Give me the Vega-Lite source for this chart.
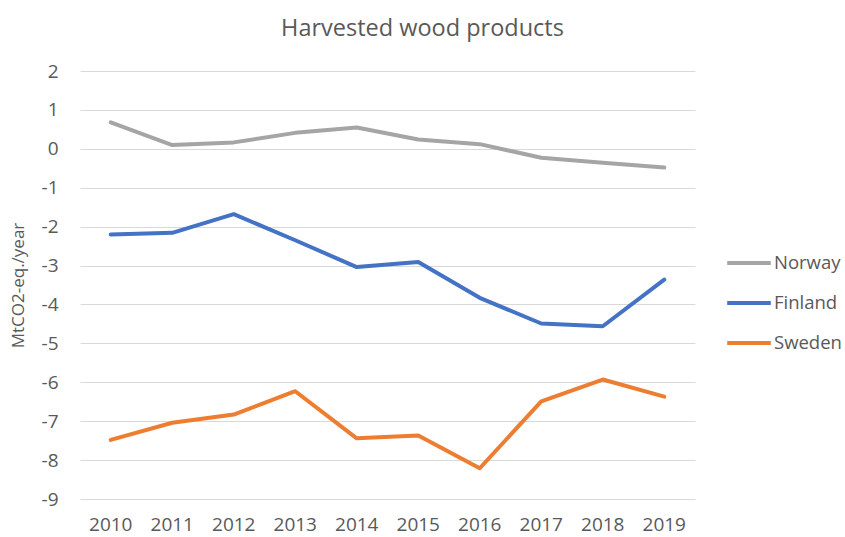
{
  "$schema": "https://vega.github.io/schema/vega-lite/v6.json",
  "width": 615,
  "height": 428,
  "autosize": {"type": "none"},
  "padding": {"left": 80, "top": 71, "right": 150, "bottom": 38},
  "background": "white",
  "title": {
    "text": "Harvested wood products",
    "font": "Open Sans",
    "fontSize": 23.5,
    "fontWeight": "normal",
    "color": "#595959",
    "anchor": "middle",
    "dx": 35,
    "offset": 22
  },
  "config": {
    "view": {"stroke": null},
    "font": "Open Sans"
  },
  "data": {
    "values": [
      {"year": "2010", "country": "Norway", "value": 0.68},
      {"year": "2011", "country": "Norway", "value": 0.095},
      {"year": "2012", "country": "Norway", "value": 0.165},
      {"year": "2013", "country": "Norway", "value": 0.41},
      {"year": "2014", "country": "Norway", "value": 0.55},
      {"year": "2015", "country": "Norway", "value": 0.24},
      {"year": "2016", "country": "Norway", "value": 0.12},
      {"year": "2017", "country": "Norway", "value": -0.23},
      {"year": "2018", "country": "Norway", "value": -0.36},
      {"year": "2019", "country": "Norway", "value": -0.48},
      {"year": "2010", "country": "Finland", "value": -2.2},
      {"year": "2011", "country": "Finland", "value": -2.16},
      {"year": "2012", "country": "Finland", "value": -1.68},
      {"year": "2013", "country": "Finland", "value": -2.35},
      {"year": "2014", "country": "Finland", "value": -3.04},
      {"year": "2015", "country": "Finland", "value": -2.91},
      {"year": "2016", "country": "Finland", "value": -3.83},
      {"year": "2017", "country": "Finland", "value": -4.49},
      {"year": "2018", "country": "Finland", "value": -4.56},
      {"year": "2019", "country": "Finland", "value": -3.36},
      {"year": "2010", "country": "Sweden", "value": -7.48},
      {"year": "2011", "country": "Sweden", "value": -7.04},
      {"year": "2012", "country": "Sweden", "value": -6.83},
      {"year": "2013", "country": "Sweden", "value": -6.23},
      {"year": "2014", "country": "Sweden", "value": -7.44},
      {"year": "2015", "country": "Sweden", "value": -7.37},
      {"year": "2016", "country": "Sweden", "value": -8.21},
      {"year": "2017", "country": "Sweden", "value": -6.49},
      {"year": "2018", "country": "Sweden", "value": -5.93},
      {"year": "2019", "country": "Sweden", "value": -6.37}
    ]
  },
  "mark": {"type": "line", "strokeWidth": 4, "strokeCap": "round", "strokeJoin": "round"},
  "encoding": {
    "x": {
      "field": "year",
      "type": "ordinal",
      "scale": {"type": "band", "paddingInner": 0, "paddingOuter": 0},
      "axis": {
        "title": null,
        "labelAngle": 0,
        "ticks": false,
        "domain": false,
        "grid": false,
        "labelFontSize": 19,
        "labelColor": "#595959",
        "labelPadding": 16
      }
    },
    "y": {
      "field": "value",
      "type": "quantitative",
      "scale": {"domain": [-9, 2], "nice": false, "zero": false},
      "axis": {
        "title": "MtCO2-eq./year",
        "titleFontSize": 17,
        "titleFontWeight": "normal",
        "titleColor": "#595959",
        "titlePadding": 14,
        "values": [-9, -8, -7, -6, -5, -4, -3, -2, -1, 0, 1, 2],
        "labelExpr": "replace(datum.label, '−', '-')",
        "ticks": false,
        "domain": false,
        "grid": true,
        "gridColor": "#D9D9D9",
        "gridWidth": 1,
        "labelFontSize": 19,
        "labelColor": "#595959",
        "labelPadding": 22
      }
    },
    "color": {
      "field": "country",
      "type": "nominal",
      "scale": {
        "domain": ["Norway", "Finland", "Sweden"],
        "range": ["#A5A5A5", "#4472C4", "#ED7D31"]
      },
      "legend": {
        "title": null,
        "orient": "none",
        "legendX": 645,
        "legendY": 168,
        "symbolType": "stroke",
        "symbolSize": 1900,
        "symbolStrokeWidth": 4,
        "labelFontSize": 18.5,
        "labelColor": "#595959",
        "labelOffset": 1,
        "rowPadding": 6
      }
    }
  }
}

**What you should do:** Repeat the listing in full and exactly. Leave any pictures out.

**Written answer:**
Give me the Vega-Lite source for this chart.
{
  "$schema": "https://vega.github.io/schema/vega-lite/v6.json",
  "width": 615,
  "height": 428,
  "autosize": {"type": "none"},
  "padding": {"left": 80, "top": 71, "right": 150, "bottom": 38},
  "background": "white",
  "title": {
    "text": "Harvested wood products",
    "font": "Open Sans",
    "fontSize": 23.5,
    "fontWeight": "normal",
    "color": "#595959",
    "anchor": "middle",
    "dx": 35,
    "offset": 22
  },
  "config": {
    "view": {"stroke": null},
    "font": "Open Sans"
  },
  "data": {
    "values": [
      {"year": "2010", "country": "Norway", "value": 0.68},
      {"year": "2011", "country": "Norway", "value": 0.095},
      {"year": "2012", "country": "Norway", "value": 0.165},
      {"year": "2013", "country": "Norway", "value": 0.41},
      {"year": "2014", "country": "Norway", "value": 0.55},
      {"year": "2015", "country": "Norway", "value": 0.24},
      {"year": "2016", "country": "Norway", "value": 0.12},
      {"year": "2017", "country": "Norway", "value": -0.23},
      {"year": "2018", "country": "Norway", "value": -0.36},
      {"year": "2019", "country": "Norway", "value": -0.48},
      {"year": "2010", "country": "Finland", "value": -2.2},
      {"year": "2011", "country": "Finland", "value": -2.16},
      {"year": "2012", "country": "Finland", "value": -1.68},
      {"year": "2013", "country": "Finland", "value": -2.35},
      {"year": "2014", "country": "Finland", "value": -3.04},
      {"year": "2015", "country": "Finland", "value": -2.91},
      {"year": "2016", "country": "Finland", "value": -3.83},
      {"year": "2017", "country": "Finland", "value": -4.49},
      {"year": "2018", "country": "Finland", "value": -4.56},
      {"year": "2019", "country": "Finland", "value": -3.36},
      {"year": "2010", "country": "Sweden", "value": -7.48},
      {"year": "2011", "country": "Sweden", "value": -7.04},
      {"year": "2012", "country": "Sweden", "value": -6.83},
      {"year": "2013", "country": "Sweden", "value": -6.23},
      {"year": "2014", "country": "Sweden", "value": -7.44},
      {"year": "2015", "country": "Sweden", "value": -7.37},
      {"year": "2016", "country": "Sweden", "value": -8.21},
      {"year": "2017", "country": "Sweden", "value": -6.49},
      {"year": "2018", "country": "Sweden", "value": -5.93},
      {"year": "2019", "country": "Sweden", "value": -6.37}
    ]
  },
  "mark": {"type": "line", "strokeWidth": 4, "strokeCap": "round", "strokeJoin": "round"},
  "encoding": {
    "x": {
      "field": "year",
      "type": "ordinal",
      "scale": {"type": "band", "paddingInner": 0, "paddingOuter": 0},
      "axis": {
        "title": null,
        "labelAngle": 0,
        "ticks": false,
        "domain": false,
        "grid": false,
        "labelFontSize": 19,
        "labelColor": "#595959",
        "labelPadding": 16
      }
    },
    "y": {
      "field": "value",
      "type": "quantitative",
      "scale": {"domain": [-9, 2], "nice": false, "zero": false},
      "axis": {
        "title": "MtCO2-eq./year",
        "titleFontSize": 17,
        "titleFontWeight": "normal",
        "titleColor": "#595959",
        "titlePadding": 14,
        "values": [-9, -8, -7, -6, -5, -4, -3, -2, -1, 0, 1, 2],
        "labelExpr": "replace(datum.label, '−', '-')",
        "ticks": false,
        "domain": false,
        "grid": true,
        "gridColor": "#D9D9D9",
        "gridWidth": 1,
        "labelFontSize": 19,
        "labelColor": "#595959",
        "labelPadding": 22
      }
    },
    "color": {
      "field": "country",
      "type": "nominal",
      "scale": {
        "domain": ["Norway", "Finland", "Sweden"],
        "range": ["#A5A5A5", "#4472C4", "#ED7D31"]
      },
      "legend": {
        "title": null,
        "orient": "none",
        "legendX": 645,
        "legendY": 168,
        "symbolType": "stroke",
        "symbolSize": 1900,
        "symbolStrokeWidth": 4,
        "labelFontSize": 18.5,
        "labelColor": "#595959",
        "labelOffset": 1,
        "rowPadding": 6
      }
    }
  }
}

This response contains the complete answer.